When my wife and looked inside the shipping container and found it full of cracked cutting boards, we thought Holy shit, we are bankrupt. This container was supposed to contain the product we'd use to fill the major orders we'd scored, and now we were screwed.
But something didn't add up here. I could understand if some or even most of the load had been damaged in transit. But this container was entirely filled with broken product, every last one, and some of them in suspiciously consistent ways. Why would the factory ship this to me? They had no incentive to screw me, and in fact, their fortunes were tied with mine—they'd floated me several months of credit. This didn't make sense. At the time I didn't know much about factories, but I knew that they weren't in the business of playing expensive and career-ending practical jokes.
I got on the phone with the go-between in China, I'll call him Mister X. When he found out what happened he sounded as panicked as I felt, and he immediately flew out to see us and inspect the container. I mean this guy hung up the phone and headed straight to the airport.

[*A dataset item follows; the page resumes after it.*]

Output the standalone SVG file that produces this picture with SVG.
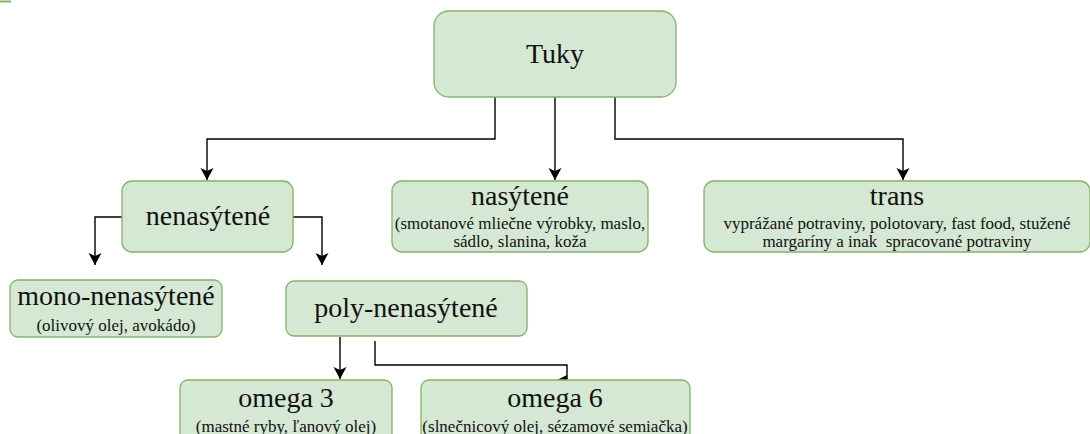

After he landed and checked things out, Mister X figured out what had happened. When the factory was producing the first batch of product, it was trial-and-error, and there were a lot of hiccups before they got the manufacturing down pat. This shipping container was filled with all of the rejects and defects. Mister X knew that somewhere out there was a shipping container filled with all of the correctly-executed product, he swore he'd seen it with his own eyes. Somehow these two containers had gotten swapped out.
I didn't sleep for almost a week. But somehow, Mister X found the right container and got it to us—just before some major purchase orders were going to be canceled! We made it, but I think I lost a few years of my life in stress.
I became good friends with Mister X and this factory, and with good reason—from that point on, business doubled and then tripled each year. I paid off what I owed them and now we were all making money.
At that point in time, no one in the world made bamboo cutting boards. But three years after we got started, no less than 20 companies had knocked me off. I'm talking the exact same designs, some of them right down to the packaging! There was one "competitor" in particular who started turning into a real problem, offering virtually identical product and lowering their prices by 10 or 15 percent every year to price me out.
Remember that chair design that I'd "borrowed" in an earlier entry? Well, here was the karmic payback.